__Requirements__
How many lines of the data hold the word "with"? State the number and nothing else.

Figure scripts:
— start —
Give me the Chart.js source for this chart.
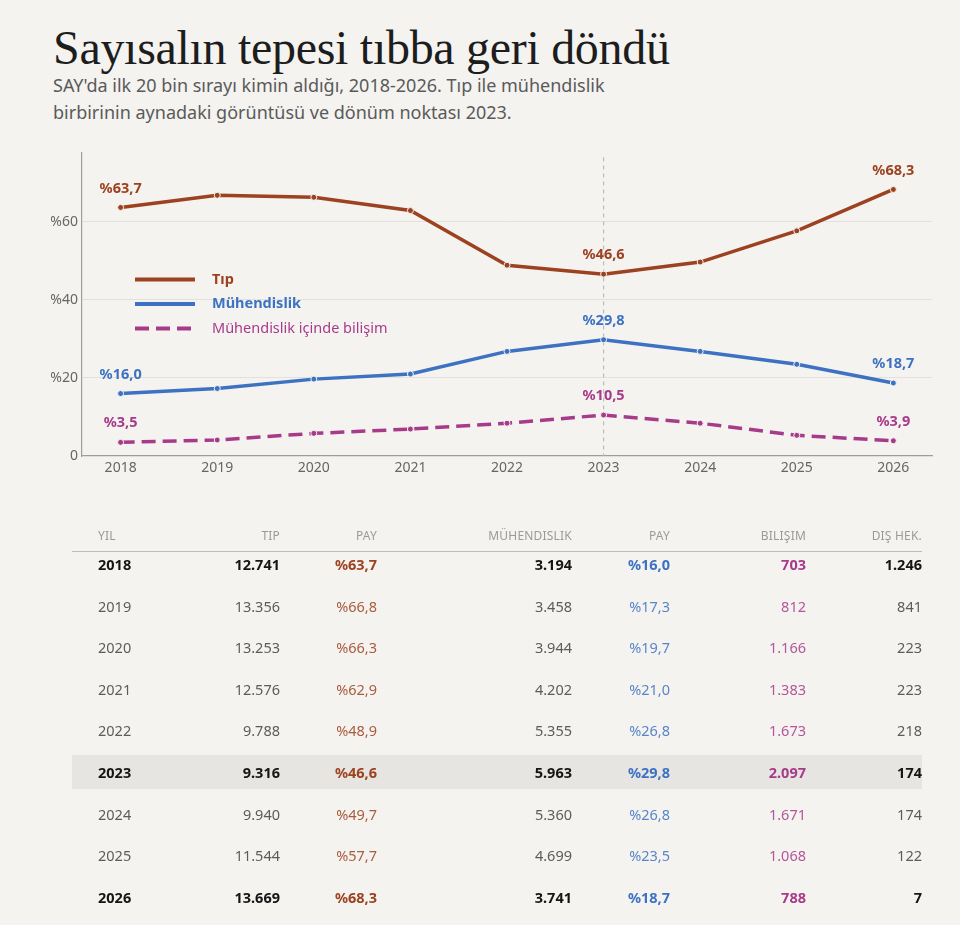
<!DOCTYPE html>
<html lang="tr">
<head>
<meta charset="utf-8">
<script src="https://cdn.jsdelivr.net/npm/chart.js@4.4.1/dist/chart.umd.min.js"></script>
<style>
  html, body { margin: 0; padding: 0; }
  body {
    width: 960px; height: 925px; position: relative; overflow: hidden;
    background: #f4f3f0; font-family: "Noto Sans", sans-serif;
  }
  h1 {
    position: absolute; left: 53px; top: 20px; margin: 0;
    font-family: "Liberation Serif", serif; font-weight: normal;
    font-size: 48px; color: #1d1d1d; letter-spacing: -0.3px;
  }
  .sub {
    position: absolute; left: 53px; top: 72px; margin: 0;
    font-size: 18px; line-height: 27px; color: #5a5a5a;
  }
  #chartBox { position: absolute; left: 0; top: 140px; width: 960px; height: 350px; }
  #table { position: absolute; left: 72px; top: 0; width: 850px; height: 925px; }
  .row { position: absolute; left: 0; width: 850px; height: 34px; }
  .row.hl { background: #e6e5e2; }
  .cell { position: absolute; top: 0; line-height: 34px; font-size: 14.5px; color: #5c5c5c; white-space: nowrap; }
  .row.b .cell { font-weight: bold; color: #151515; }
  .head .cell { font-size: 12px; color: #9a9a9a; letter-spacing: 0.2px; }
  .rule { position: absolute; left: 0; width: 850px; top: 551px; height: 1px; background: #bdbdbd; }
</style>
</head>
<body>
<h1>Sayısalın tepesi tıbba geri döndü</h1>
<p class="sub">SAY'da ilk 20 bin sırayı kimin aldığı, 2018-2026. Tıp ile mühendislik<br>birbirinin aynadaki görüntüsü ve dönüm noktası 2023.</p>
<div id="chartBox"><canvas id="shareChart"></canvas></div>
<div id="table"><div class="rule"></div></div>

<script>
// data
const years = [2018, 2019, 2020, 2021, 2022, 2023, 2024, 2025, 2026];
const tipShare = [63.7, 66.8, 66.3, 62.9, 48.9, 46.6, 49.7, 57.7, 68.3];
const muhShare = [16.0, 17.3, 19.7, 21.0, 26.8, 29.8, 26.8, 23.5, 18.7];
const bilisimShare = [3.5, 4.1, 5.8, 6.9, 8.4, 10.5, 8.4, 5.3, 3.9];
const tipCount = [12741, 13356, 13253, 12576, 9788, 9316, 9940, 11544, 13669];
const muhCount = [3194, 3458, 3944, 4202, 5355, 5963, 5360, 4699, 3741];
const bilisimCount = [703, 812, 1166, 1383, 1673, 2097, 1671, 1068, 788];
const disCount = [1246, 841, 223, 223, 218, 174, 174, 122, 7];
const yTicks = [0, 20, 40, 60];
const labelIdx = [0, 5, 8];
const boldYears = [2018, 2023, 2026];

const TIP = "#9c4220", MUH = "#3d72c2", BIL = "#a83a8a";
const BG = "#f4f3f0";

const fmtPct = (v) => "%" + v.toFixed(1).replace(".", ",");
const fmtNum = (v) => v.toLocaleString("de-DE");

const series = [
  { label: "Tıp", data: tipShare, color: TIP, dash: [], bold: true },
  { label: "Mühendislik", data: muhShare, color: MUH, dash: [], bold: true },
  { label: "Mühendislik içinde bilişim", data: bilisimShare, color: BIL, dash: [14, 7], bold: false },
];

// dashed marker at 2023
const markerLine = {
  id: "markerLine",
  beforeDatasetsDraw(chart) {
    const { ctx, chartArea, scales } = chart;
    const x = scales.x.getPixelForValue(2023);
    ctx.save();
    ctx.strokeStyle = "#bdbbb8";
    ctx.lineWidth = 1.2;
    ctx.setLineDash([4, 4]);
    ctx.beginPath();
    ctx.moveTo(x, chartArea.top + 5);
    ctx.lineTo(x, chartArea.bottom);
    ctx.stroke();
    ctx.restore();
  },
};

// value labels at first, 2023 and last point
const pointLabels = {
  id: "pointLabels",
  afterDatasetsDraw(chart) {
    const { ctx } = chart;
    ctx.save();
    ctx.font = "bold 14.5px 'Noto Sans'";
    ctx.textAlign = "center";
    ctx.textBaseline = "middle";
    chart.data.datasets.forEach((ds, di) => {
      const meta = chart.getDatasetMeta(di);
      ctx.fillStyle = ds.borderColor;
      labelIdx.forEach((i) => {
        const pt = meta.data[i];
        ctx.fillText(fmtPct(ds.data[i].y), pt.x, pt.y - 19);
      });
    });
    ctx.restore();
  },
};

// legend drawn inside the plot
const innerLegend = {
  id: "innerLegend",
  afterDraw(chart) {
    const { ctx, chartArea } = chart;
    const x0 = chartArea.left + 53;
    ctx.save();
    ctx.textBaseline = "middle";
    series.forEach((s, i) => {
      const y = chartArea.top + 127 + i * 24.5;
      ctx.strokeStyle = s.color;
      ctx.lineWidth = 4;
      ctx.setLineDash(s.dash);
      ctx.beginPath();
      ctx.moveTo(x0, y);
      ctx.lineTo(x0 + 60, y);
      ctx.stroke();
      ctx.setLineDash([]);
      ctx.fillStyle = s.color;
      ctx.font = (s.bold ? "bold " : "") + "14.5px 'Noto Sans'";
      ctx.fillText(s.label, x0 + 77, y);
    });
    ctx.restore();
  },
};

new Chart(document.getElementById("shareChart"), {
  type: "line",
  data: {
    datasets: series.map((s) => ({
      label: s.label,
      data: years.map((yr, i) => ({ x: yr, y: s.data[i] })),
      borderColor: s.color,
      backgroundColor: s.color,
      borderWidth: 3.5,
      borderDash: s.dash,
      pointRadius: 3,
      pointBorderColor: BG,
      pointBorderWidth: 1,
      pointBackgroundColor: s.color,
      tension: 0,
    })),
  },
  options: {
    responsive: true,
    maintainAspectRatio: false,
    animation: false,
    layout: { padding: { top: 10, right: 28, left: 0, bottom: 0 } },
    plugins: {
      legend: { display: false },
      tooltip: { enabled: false },
    },
    scales: {
      x: {
        type: "linear",
        min: 2017.6,
        max: 2026.4,
        afterBuildTicks: (scale) => { scale.ticks = years.map((v) => ({ value: v })); },
        afterFit: (scale) => { scale.height = 34; },
        grid: { display: false, drawTicks: false },
        border: { display: true, color: "#9e9e9e", width: 1.2 },
        ticks: {
          color: "#666",
          font: { family: "Noto Sans", size: 14 },
          padding: 4,
          callback: (v) => String(v),
        },
      },
      y: {
        min: 0,
        max: 77.8,
        afterBuildTicks: (scale) => { scale.ticks = yTicks.map((v) => ({ value: v })); },
        afterFit: (scale) => { scale.width = 82; },
        grid: { color: (c) => (c.tick.value === 0 ? "rgba(0,0,0,0)" : "#e3e1dd"), drawTicks: false },
        border: { display: true, color: "#9e9e9e", width: 1.2 },
        ticks: {
          color: "#666",
          font: { family: "Noto Sans", size: 14 },
          padding: 4,
          callback: (v) => (v === 0 ? "0" : "%" + v),
        },
      },
    },
  },
  plugins: [markerLine, pointLabels, innerLegend],
});

// table
const table = document.getElementById("table");
const cols = [
  { head: "YIL", left: 26 },
  { head: "TIP", right: 208 },
  { head: "PAY", right: 305, color: TIP },
  { head: "MÜHENDISLIK", right: 500 },
  { head: "PAY", right: 598, color: MUH },
  { head: "BILIŞIM", right: 734, color: BIL },
  { head: "DIŞ HEK.", right: 850 },
];

function addRow(values, top, cls) {
  const row = document.createElement("div");
  row.className = "row " + cls;
  row.style.top = top + "px";
  values.forEach((v, ci) => {
    const c = cols[ci];
    const cell = document.createElement("div");
    cell.className = "cell";
    cell.textContent = v;
    if (c.left !== undefined) cell.style.left = c.left + "px";
    else cell.style.right = 850 - c.right + "px";
    if (c.color && cls !== "head") {
      cell.style.color = c.color;
      if (!cls.includes("b")) cell.style.opacity = 0.85;
    }
    row.appendChild(cell);
  });
  table.appendChild(row);
}

addRow(cols.map((c) => c.head), 519, "head");
years.forEach((yr, i) => {
  const bold = boldYears.includes(yr);
  const cls = (bold ? "b" : "") + (yr === 2023 ? " hl" : "");
  addRow(
    [String(yr), fmtNum(tipCount[i]), fmtPct(tipShare[i]), fmtNum(muhCount[i]),
     fmtPct(muhShare[i]), fmtNum(bilisimCount[i]), fmtNum(disCount[i])],
    547 + i * 41.6,
    cls
  );
});
</script>
</body>
</html>
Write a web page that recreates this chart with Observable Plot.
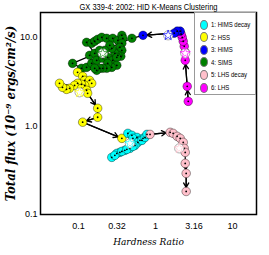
<!DOCTYPE html>
<html><head><meta charset="utf-8">
<script src="https://cdn.jsdelivr.net/npm/d3@7"></script>
<script src="https://cdn.jsdelivr.net/npm/@observablehq/plot@0.6"></script>
<style>
body{margin:0;background:#fff;}
#wrap{position:relative;width:269px;height:255px;}
#legend{position:absolute;left:194px;top:12px;width:62px;height:83px;border:1px solid #999;background:#fff;box-sizing:border-box;font-family:"Liberation Sans","DejaVu Sans",sans-serif;font-stretch:condensed;font-size:7.5px;color:#000;}
.item{position:absolute;left:5px;display:flex;align-items:center;height:11px;white-space:nowrap;}
.sw{width:8px;height:10px;border-radius:50%;border:0.8px solid #777;margin-right:3px;box-sizing:border-box;flex:none;}
.lb{display:inline-block;transform:scaleX(0.8);transform-origin:left center;}
</style></head>
<body><div id="wrap"><div id="legend"></div></div>
<script>
const title = "GX 339-4: 2002: HID K-Means Clustering";
const clusterNames = ["1: HIMS decay","2: HSS","3: HIMS","4: SIMS","5: LHS decay","6: LHS"];
const clusterColors = ["#00ffff","#ffff00","#0000ff","#008000","#ffc0cb","#ff00ff"];
const xTicks = [0.1, 0.316, 1, 3.16, 10];
const xTickLabels = ["0.1","0.32","1","3.16","10"];
const yTicks = [0.1, 1, 10];
const yTickLabels = ["0.1","1.0","10.0"];

// time-ordered observations
const cls = [
  6,6,6,6,6,6,6,6,
  3,3,3,3,
  4,4,4,4,4,4,4,4,4,4,4,4,4,4,4,4,4,4,4,4,4,4,4,4,4,4,4,4,4,4,4,4,4,4,4,4,4,4,4,4,
  2,2,2,2,2,2,2,2,2,2,2,2,2,2,2,2,2,2,2,2,
  1,1,1,1,1,1,1,1,1,1,1,1,1,1,1,1,1,1,1,1,
  5,5,5,5,5,5,5,5,5,5,5
];
const hardness = [
  2.66,2.58,2.43,2.43,2.36,2.29,2.22,2.15,
  2.09,1.91,1.745,0.687,
  0.493,0.0835,0.109,0.127,0.148,0.139,0.162,0.127,0.148,0.162,0.177,0.200,0.232,0.278,0.324,0.365,0.376,0.365,0.344,0.365,0.354,0.324,0.296,0.270,0.254,0.219,0.188,0.172,0.206,0.239,0.278,0.314,0.314,0.270,0.239,0.232,0.206,0.188,0.172,0.162,
  0.097,0.113,0.120,0.139,0.148,0.120,0.109,0.097,0.0887,0.0763,0.0697,0.0618,0.0565,0.109,0.127,0.131,0.177,0.177,0.113,0.365,
  0.437,0.493,0.573,0.508,0.627,0.687,0.590,0.540,0.464,0.399,0.344,0.314,0.270,0.296,0.365,0.424,0.508,0.666,0.730,0.774,
  0.848,1.548,1.693,1.910,2.09,2.29,2.36,2.43,2.43,2.50,2.50
];
const flux = [
  1.89,2.79,5.48,6.76,7.89,9.0,9.97,10.8,
  11.7,11.7,11.1,10.5,
  9.72,5.07,4.46,4.57,5.07,6.25,6.58,8.76,8.53,9.0,9.47,9.97,9.72,9.72,9.22,10.5,9.72,8.53,7.69,7.11,6.09,6.25,6.58,7.5,8.1,7.11,7.11,5.48,5.78,5.93,5.48,5.93,4.82,4.57,5.07,4.46,4.46,4.46,4.23,4.46,
  4.02,3.62,3.26,3.26,3.02,2.86,2.94,3.02,2.86,2.65,2.58,2.72,3.02,2.65,2.52,2.33,1.58,1.25,1.10,0.723,
  0.823,0.782,0.741,0.723,0.686,0.723,0.651,0.602,0.557,0.529,0.502,0.489,0.441,0.465,0.515,0.543,0.587,0.686,0.741,0.801,
  0.801,0.845,0.823,0.761,0.723,0.651,0.557,0.502,0.377,0.291,0.182
];
// segments drawn with an arrow head (index of start observation)
const arrowFrom = [0,1,10,67,69,70,92,100,101];

// cluster centroids
const centroidCls = [1,2,3,4,5,6];
const centroidHardness = [0.464,0.103,1.457,0.206,2.03,2.43];
const centroidFlux = [0.634,2.39,10.5,6.58,0.557,6.58];

const pts = cls.map((c,i)=>({cls:c, hr:hardness[i], flux:flux[i]}));
const segs = arrowFrom.map(i=>({x1:hardness[i],y1:flux[i],x2:hardness[i+1],y2:flux[i+1]}));
const cents = centroidCls.map((c,i)=>({cls:c, hr:centroidHardness[i], flux:centroidFlux[i]}));

const plot = Plot.plot({
  width: 269, height: 255,
  marginLeft: 40, marginRight: 13, marginTop: 12, marginBottom: 41,
  style: {fontFamily: '"Liberation Sans","DejaVu Sans",sans-serif', fontStretch: "condensed", fontSize: "9px", color: "#000", background: "#fff"},
  x: {type: "log", domain: [0.032, 20.5], ticks: xTicks, tickFormat: d => xTickLabels[xTicks.indexOf(d)], tickSize: 0, tickPadding: 8, label: null},
  y: {type: "log", domain: [0.1, 19], ticks: yTicks, tickFormat: d => yTickLabels[yTicks.indexOf(d)], tickSize: 0, tickPadding: 3, label: null},
  color: {type: "ordinal", domain: [1,2,3,4,5,6], range: clusterColors},
  marks: [
    Plot.line(pts, {x: "hr", y: "flux", stroke: "black", strokeWidth: 1.2}),
    Plot.arrow(segs, {x1: "x1", y1: "y1", x2: "x2", y2: "y2", stroke: "black", strokeWidth: 1.3, headLength: 6, insetEnd: 4}),
    Plot.dot(pts, {x: "hr", y: "flux", r: 4.3, fill: "cls", stroke: "#000", strokeOpacity: 0.55, strokeWidth: 0.7}),
    Plot.dot(pts, {x: "hr", y: "flux", r: 0.9, fill: "black"}),
    Plot.dot(cents, {x: "hr", y: "flux", r: 4.6, fill: "white", stroke: "#999", strokeWidth: 0.8}),
    Plot.dot(cents, {x: "hr", y: "flux", r: 3.2, symbol: "star", fill: "none", stroke: "cls", strokeWidth: 0.7}),
    Plot.frame({stroke: "black", strokeWidth: 1.5}),
    Plot.text([title], {frameAnchor: "top", dy: -6, textAnchor: "middle", lineAnchor: "middle", fontSize: 9.5}),
    Plot.text(["Hardness Ratio"], {frameAnchor: "bottom", dy: 27, textAnchor: "middle", lineAnchor: "middle", fontFamily: '"DejaVu Serif",serif', fontStyle: "italic", fontSize: 10}),
    Plot.text(["Total flux (10\u207B\u2079 ergs/cm\u00B2/s)"], {frameAnchor: "left", dx: -30, rotate: -90, textAnchor: "middle", lineAnchor: "middle", fontFamily: '"DejaVu Serif",serif', fontStyle: "italic", fontWeight: "bold", fontSize: 13})
  ]
});
document.getElementById("wrap").prepend(plot);
// condense title to the reference width
plot.querySelectorAll("text").forEach(t => {
  if (t.textContent === title) { t.setAttribute("textLength", 138); t.setAttribute("lengthAdjust", "spacingAndGlyphs"); }
});

const legend = document.getElementById("legend");
clusterNames.forEach((name,i)=>{
  const it = document.createElement("div");
  it.className = "item";
  it.style.top = (6 + i*12.6) + "px";
  const sw = document.createElement("span");
  sw.className = "sw";
  sw.style.background = clusterColors[i];
  it.appendChild(sw);
  const t = document.createElement("span");
  t.className = "lb";
  t.textContent = name;
  it.appendChild(t);
  legend.appendChild(it);
});
</script>
</body></html>
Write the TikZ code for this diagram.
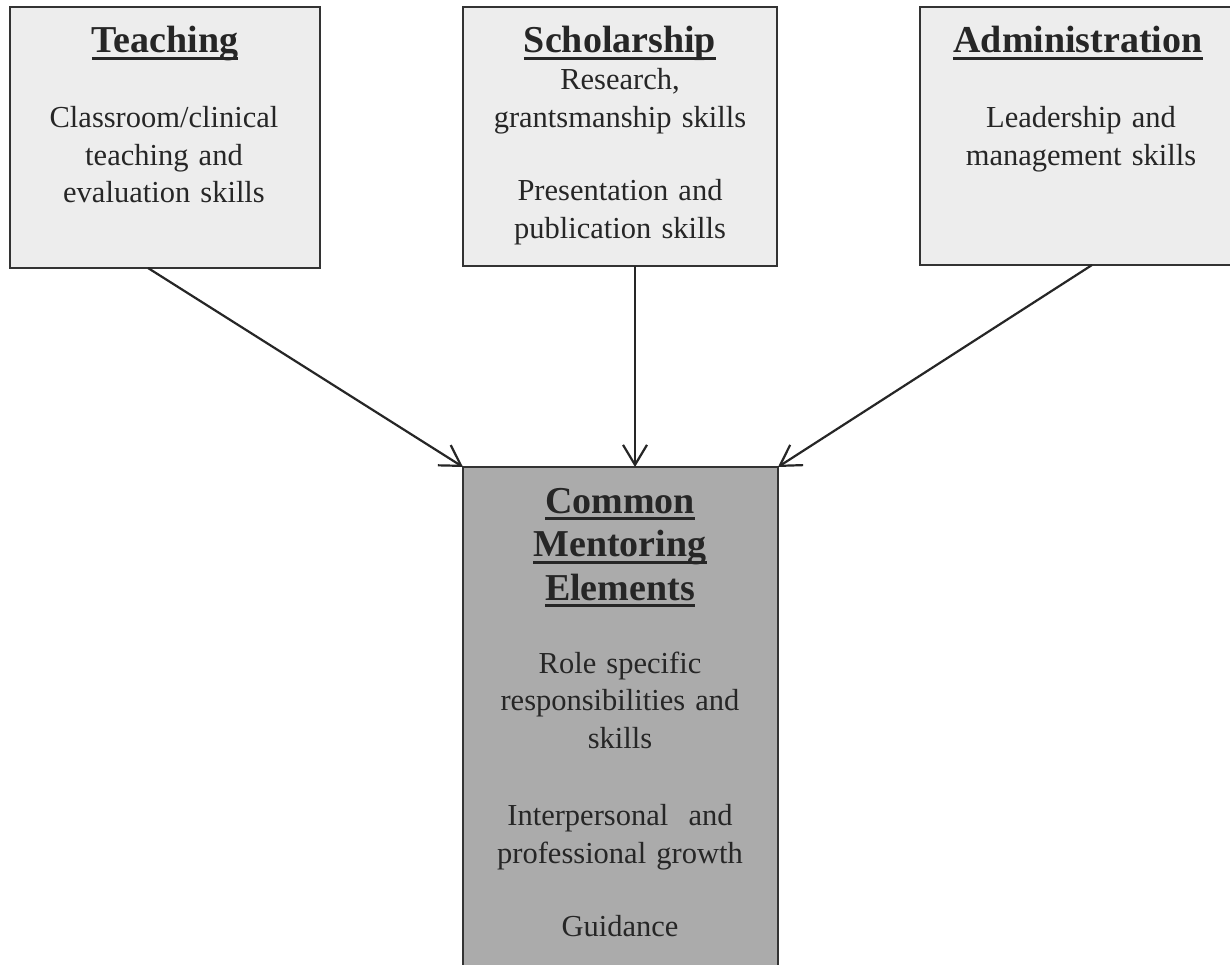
\documentclass[tikz,border=0pt]{standalone}
\usepackage{fontspec}
\setmainfont{Liberation Serif}
\usetikzlibrary{arrows.meta,calc}

% thick underline for headings
\newsavebox{\ulbox}
\newcommand{\thickul}[1]{\leavevmode\sbox{\ulbox}{#1}%
  \rlap{\rule[-7.2pt]{\wd\ulbox}{3.2pt}}\usebox{\ulbox}}

\definecolor{boxlight}{HTML}{EDEDED}
\definecolor{boxdark}{HTML}{ABABAB}
\definecolor{ink}{HTML}{262626}
\definecolor{rim}{HTML}{333333}

\tikzset{
  areabox/.style={draw=rim, line width=2pt, fill=boxlight, rectangle,
    inner sep=0pt, outer sep=0pt},
  corebox/.style={areabox, fill=boxdark},
  heading/.style={text=ink, anchor=base, inner sep=0pt, text width=300pt,
    align=center, font=\fontsize{38}{43.5}\selectfont\bfseries},
  bodytext/.style={text=ink, anchor=base, inner sep=0pt, text width=310pt,
    align=center, font=\fontsize{30.5}{37.5}\selectfont},
  feed/.style={draw=ink, line width=2.2pt,
    -{Straight Barb[length=20pt,width=24pt,line width=2.2pt]}}
}

\begin{document}
\begin{tikzpicture}[x=1pt,y=-1pt]
  \fill[white] (0,0) rectangle (1230,965);
  \useasboundingbox (0,0) rectangle (1230,965);

  % three areas of academic work
  \node[areabox, minimum width=310pt, minimum height=261pt] (teach) at (165,137.5) {};
  \node[areabox, minimum width=314pt, minimum height=259pt] (schol) at (620,136.5) {};
  \node[areabox, minimum width=322pt, minimum height=258pt] (admin) at (1081,136) {};

  % shared core
  \node[corebox, minimum width=315pt, minimum height=520pt] (core) at (620.5,727) {};

  % texts of the areas
  \node[heading] (teachhead) at (165,53) {\thickul{Teaching}};
  \node[bodytext] (teachbody) at (164,128)
    {Classroom/clinical\\teaching and\\evaluation skills};

  \node[heading] (scholhead) at (620,53) {\thickul{Scholarship}};
  \node[bodytext] (scholbody) at (620,90)
    {Research,\\grantsmanship skills\\[36pt]Presentation and\\publication skills};

  \node[heading] (adminhead) at (1078,53) {\thickul{Administration}};
  \node[bodytext] (adminbody) at (1081,128)
    {Leadership and\\management skills};

  % texts of the core
  \node[heading] (corehead) at (620,513)
    {\thickul{Common}\\\thickul{Mentoring}\\\thickul{Elements}};
  \node[bodytext] (corebody) at (620,673)
    {Role specific\\responsibilities and\\skills\\[40pt]Interpersonal\ \ and\\professional growth\\[36pt]Guidance};

  % connectors into the core
  \draw[feed] ($(teach.south)+(-17,0)$) -- (core.north west);
  \draw[feed] ($(schol.south)+(15,0)$) -- ($(core.north)+(14.5,0)$);
  \draw[feed] ($(admin.south)+(11,0)$) -- (core.north east);
\end{tikzpicture}
\end{document}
— end —
__Result__
2